The Hungarian Foundation for Self-Reliance (HFSR) is the English name of Autonómia Alapitvány (literally, the Autonomy Foundation). It was founded in 1990 by András Biró, who had returned home to Budapest five years earlier after an international career as a journalist and UN consultant.
HFSR initially set itself the goal of reinforcing the overall process of democratisation in Hungary by supporting activities concerned with (i) the environment (and sustainable development), (ii) minority rights and the alleviation of poverty, focusing particularly on the Roma (gypsy) community, and (iii) the promotion of civil society and democratic processes at grassroots level. These were seen as key areas of need in the aftermath of 40 years of totalitarian government.
HFSR can best be described as an intermediary NGO and an agent of change. It has so far given about 400 grants to grassroots organisations. It has been instrumental in the establishment of two separate organisations: an environmental NGO called the Partnership Program, supported by a consortium of US foundations, which has now largely taken over HFSR's environmental work; and the Legal Defence Bureau for National and Ethnic Minorities, of which Biró is also the president. The latter aims to provide legal representation for gypsies who have increasingly become the object of racist attacks or whose rights have been infringed in other ways. In its first year, the Legal Defence Bureau handled over 100 cases.
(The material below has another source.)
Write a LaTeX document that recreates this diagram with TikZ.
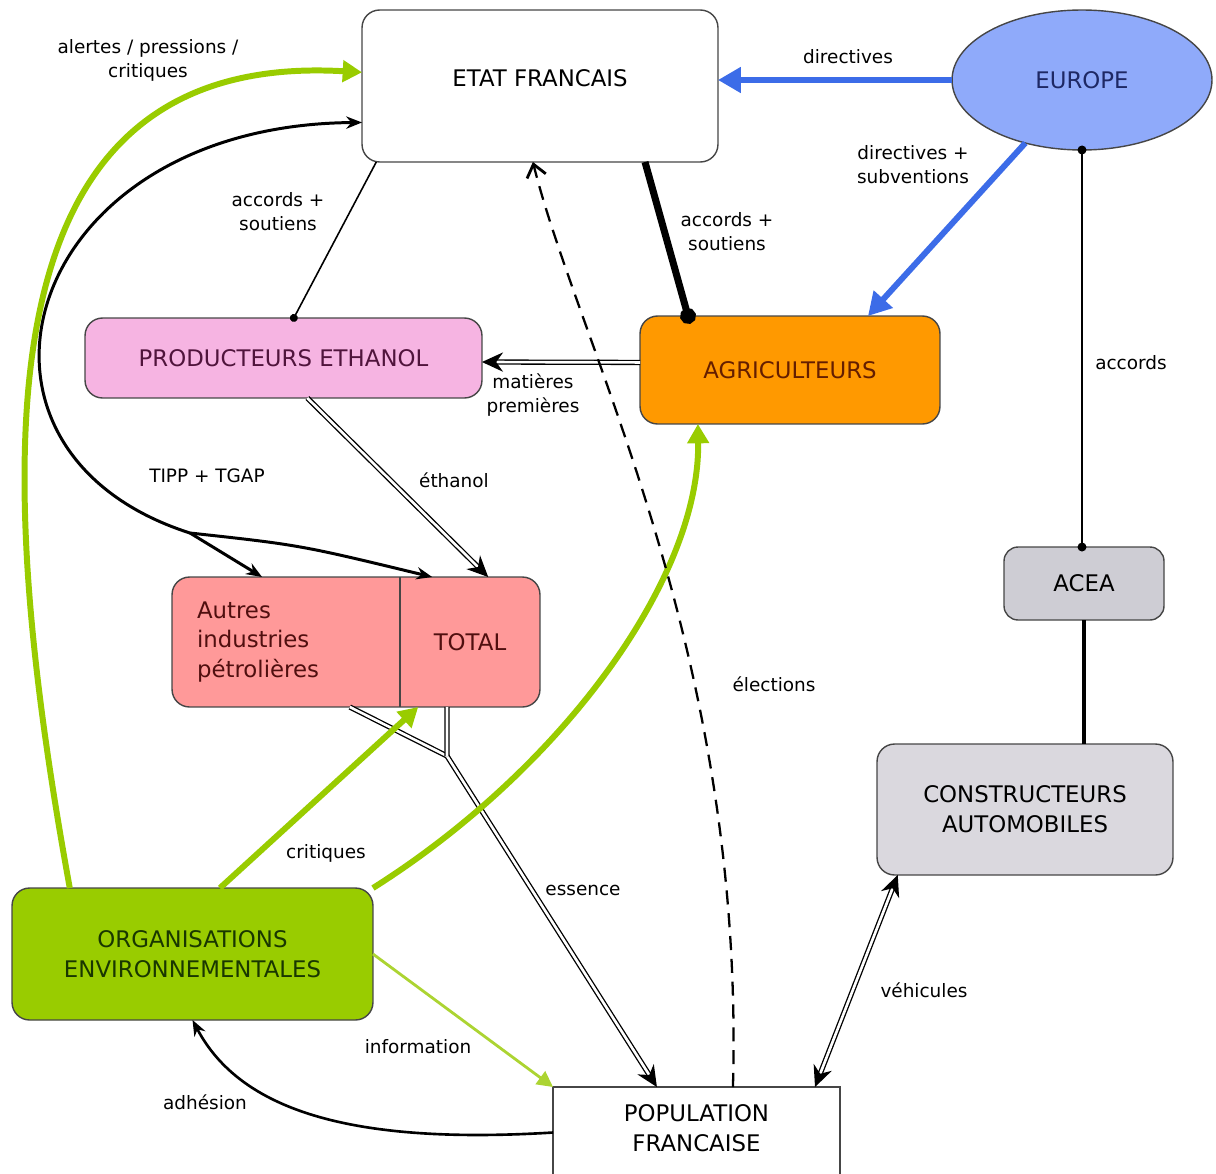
\documentclass[tikz,border=0pt]{standalone}
\usepackage{fontspec}
\setmainfont{DejaVu Sans}
\usepackage{tikz}
\usetikzlibrary{positioning,shapes.geometric,arrows.meta,calc}
\definecolor{boxline}{RGB}{70,70,70}
\definecolor{europeblue}{RGB}{143,170,250}
\definecolor{arrowblue}{RGB}{60,108,232}
\definecolor{prodpink}{RGB}{246,180,226}
\definecolor{agriorange}{RGB}{255,153,0}
\definecolor{petrolred}{RGB}{255,153,153}
\definecolor{aceagrey}{RGB}{206,205,212}
\definecolor{constrgrey}{RGB}{218,216,222}
\definecolor{orggreen}{RGB}{153,204,0}
\definecolor{infogreen}{RGB}{172,212,50}

\begin{document}
\begin{tikzpicture}[x=0.02cm,y=-0.02cm,
		  every node/.style={font=\fontsize{13}{17}\selectfont,align=center,inner sep=0pt,outer sep=0pt},
		  box/.style={draw=boxline,line width=0.8pt,rounded corners=10pt},
		  lbl/.style={font=\fontsize{10.5}{13.6}\selectfont},
		  bluearrow/.style={draw=arrowblue,line width=3.4pt,-{Triangle[length=13pt,width=14pt]}},
		  greenarrow/.style={draw=orggreen,line width=3.4pt,-{Triangle[length=11pt,width=12pt]}},
		  infoarrow/.style={draw=infogreen,line width=1.6pt,-{Triangle[length=9pt,width=9pt]}},
		  taxline/.style={line width=1.7pt},
		  dbl/.style={draw,line width=0.75pt,double=white,double distance=1.5pt},
		  dbltip/.tip={Stealth[length=12pt,width=11pt]},
		  dashedarrow/.style={line width=1.3pt,dash pattern=on 8pt off 5pt,-{Straight Barb[length=7pt,width=11pt,line width=1.6pt]}}
		]
			\useasboundingbox (0,0) rectangle (1216,1173);

			% the actors
			\node[box,fill=white,minimum width=7.12cm,minimum height=3.04cm] (etat) at (540,86) {\raisebox{9pt}{ETAT FRANCAIS}};
			\node[ellipse,draw=boxline,line width=0.8pt,fill=europeblue,text={rgb,255:red,30;green,40;blue,100},
			  minimum width=5.2cm,minimum height=2.8cm] (europe) at (1082,80) {EUROPE};
			\node[box,fill=prodpink,text={rgb,255:red,80;green,20;blue,60},
			  minimum width=7.94cm,minimum height=1.6cm] (prod) at (283.5,358) {PRODUCTEURS ETHANOL};
			\node[box,fill=agriorange,text={rgb,255:red,100;green,30;blue,0},
			  minimum width=6cm,minimum height=2.16cm] (agri) at (790,370) {AGRICULTEURS};

			% the oil industry
			\node[box,fill=petrolred,minimum width=7.36cm,minimum height=2.6cm] (petrole) at (356,642) {};
			\node[text width=3.56cm,align=left,minimum width=4.56cm,minimum height=2.6cm,
			  text={rgb,255:red,80;green,15;blue,15}] (autres) at (286,642) {Autres\\industries\\pétrolières};
			\node[minimum width=2.8cm,minimum height=2.6cm,text={rgb,255:red,80;green,15;blue,15}] (total) at (470,642) {TOTAL};
			\draw[boxline,line width=0.8pt] (autres.north east) -- (autres.south east);

			% the car makers
			\node[box,fill=aceagrey,rounded corners=8pt,minimum width=3.2cm,minimum height=1.46cm] (acea) at (1084,583.5) {ACEA};
			\node[box,fill=constrgrey,minimum width=5.92cm,minimum height=2.62cm] (constr) at (1025,809.5) {CONSTRUCTEURS\\AUTOMOBILES};

			% the others
			\node[box,fill=orggreen,text={rgb,255:red,25;green,55;blue,0},
			  minimum width=7.22cm,minimum height=2.64cm] (org) at (192.5,954) {ORGANISATIONS\\ENVIRONNEMENTALES};
			\node[draw=boxline,line width=0.8pt,fill=white,minimum width=5.74cm,minimum height=1.82cm] (pop) at (696.5,1132.5) {\raisebox{5pt}{POPULATION}\\\raisebox{5pt}{FRANCAISE}};

			% the links from europe
			\draw[bluearrow] (europe.west) -- (europe.west -| etat.east);
			\draw[bluearrow] (europe.228) -- ($(agri.north west)!0.76!(agri.north east)$);
			\draw[line width=1.4pt,{Circle[length=5pt]}-{Circle[length=5pt]},shorten <=-2.5pt,shorten >=-2.5pt]
			  (europe.south) -- (europe.south |- acea.north);
			\draw[line width=2pt] (acea.south) -- (acea.south |- constr.north);

			% the links from the state
			\draw[line width=4pt,-{Circle[length=9pt]},shorten >=-4.5pt]
			  ($(etat.south west)!0.795!(etat.south east)$) -- ($(agri.north west)!0.16!(agri.north east)$);
			\draw[line width=0.9pt,-{Circle[length=4.5pt]},shorten >=-2.2pt]
			  ($(etat.south west)!0.04!(etat.south east)$) -- ($(prod.north west)!0.526!(prod.north east)$);

			% the goods
			\draw[dbl,-dbltip]
			  ($(agri.north west)!0.43!(agri.south west)$) -- ($(prod.north east)!0.55!(prod.south east)$);
			\draw[dbl,-dbltip]
			  ($(prod.south west)!0.56!(prod.south east)$) -- ($(total.north west)!0.63!(total.north east)$);
			\coordinate (essjoin) at (447,756);
			\draw[dbl,-dbltip]
			  ($(autres.south west)!0.78!(autres.south east)$) -- (essjoin) -- ($(pop.north west)!0.362!(pop.north east)$);
			\draw[dbl] ($(total.south west)!0.336!(total.south east)$) -- (essjoin);
			\draw[dbl,dbltip-dbltip]
			  ($(pop.north west)!0.913!(pop.north east)$) -- ($(constr.south west)!0.07!(constr.south east)$);

			% the taxes
			\coordinate (tippsplit) at (190,533);
			\draw[taxline,-{Stealth[length=9pt,width=7pt]}] (tippsplit) .. controls (-70,450) and (20,125) .. ($(etat.north west)!0.74!(etat.south west)$);
			\draw[taxline,-{Stealth[length=9pt,width=7pt]}] (tippsplit) -- ($(autres.north west)!0.395!(autres.north east)$);
			\draw[taxline,-{Stealth[length=9pt,width=7pt]}] (tippsplit) .. controls (300,545) .. ($(total.north west)!0.23!(total.north east)$);

			% the environmental pressure
			\draw[greenarrow] ($(org.north west)!0.16!(org.north east)$) .. controls (-10,450) and (-20,50) .. ($(etat.north west)!0.41!(etat.south west)$);
			\draw[greenarrow] ($(org.north west)!0.576!(org.north east)$) -- ($(total.south west)!0.13!(total.south east)$);
			\draw[greenarrow] (org.north east) .. controls (560,770) and (700,580) .. ($(agri.south west)!0.193!(agri.south east)$);
			\draw[infoarrow] (org.east) -- (pop.north west);

			% the population
			\draw[line width=1.5pt,-{Stealth[length=9pt,width=7pt]}] (pop.west) .. controls (350,1145) and (240,1110) .. (org.south);
			\draw[dashedarrow] ($(pop.north west)!0.627!(pop.north east)$) .. controls (745,650) and (580,350) .. ($(etat.south west)!0.48!(etat.south east)$);

			% the labels
			\foreach \nm/\x/\y/\txt in {alertes/148/60/{alertes / pressions /\\critiques},
			  directives/848/57/directives,
			  subventions/913/165/{directives +\\subventions},
			  soutprod/278/212/{accords +\\soutiens},
			  soutagri/727/232/{accords +\\soutiens},
			  matieres/533/395/{matières\\premières},
			  ethanol/454/480/éthanol,
			  tipp/207/476/{TIPP + TGAP},
			  accords/1131/363/accords,
			  elections/774/684/élections,
			  critiques/326/853/critiques,
			  essence/583/890/essence,
			  vehicules/924/990/véhicules,
			  information/418/1047/information,
			  adhesion/205/1102/adhésion}
			  \node[lbl] (l-\nm) at (\x,\y) {\txt};

		\end{tikzpicture}
\end{document}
The Foundation has now taken a leadership role with regard to the Roma within the East European region, and has received visits from delegations of Roma leaders from Bulgaria, Romania and the Slovak Republic. HFSR is now being funded to co-ordinate a four-country programme for the Roma. In each country this will provide for a Roma radio station, social leadership training and a legal defence system on the lines of that already operating in Hungary. HFSR will identify local partners for this programme. For example, the Association of Romanian Lawyers for Human Rights has agreed to create a special bureau for the Roma, who comprise about 15 per cent of Romania's population, compared with 5 per cent in Hungary.
What is unique about HFSR's work with the Roma is both its methodology and its choice of income generation as its main focus, an orientation which was determined by rapidly growing unemployment among the Roma. In the past, any assistance to Roma communities has been limited to cultural/folk programmes and educational or social assistance. SR has pioneered the idea of helping them develop their entrepreneurial skills so that some, at least, can acquire know-how, self-reliance and resources which will help their communities as a whole. The Foundation has provided grants or interest-free loans to more than 200 Roma projects. Also, around 100 Roma leaders have participated in an intensive 'Entrepreneurs Training Project' to acquire managerial skills either for non-profit or private enterprises.
Another initiative of HFSR has been 'The Tolerance Prize', awarded each year since 1992 to the representative of the Hungarian information media judged to have made the best contribution to ethnic harmony and the interests of minorities.
András Biró was born in Bulgaria of Hungarian-Serbian parents in 1925. He later lived in Budapest until the uprising of 1956, after which he went to Paris and worked on a business journal before becoming the founding editor of the FAO magazine Ceres (1967-75). After that, he was the founding editor of the environment journal Mazingira. In 1978 he moved to Mexico, where he did consultancy work for UN agencies and with Mexican NGOs. Biró returned to Budapest in 1985 and continued this work until the collapse of Communism gave him the opportunity to found HFSR in 1990.
In 1996, András Biró retired from the directorship of HFSR and took up the chairmanship in the board of NEKI- MASSAG ALAPITVANY, a legal defence bureau acting in defence of the human rights of the Roma Community in Hungary. Recently he has taken up consultancy and advisory as well as evaluation tasks for international NGOs in the field of Roma projects in the region and in the Ex-Soviet Union.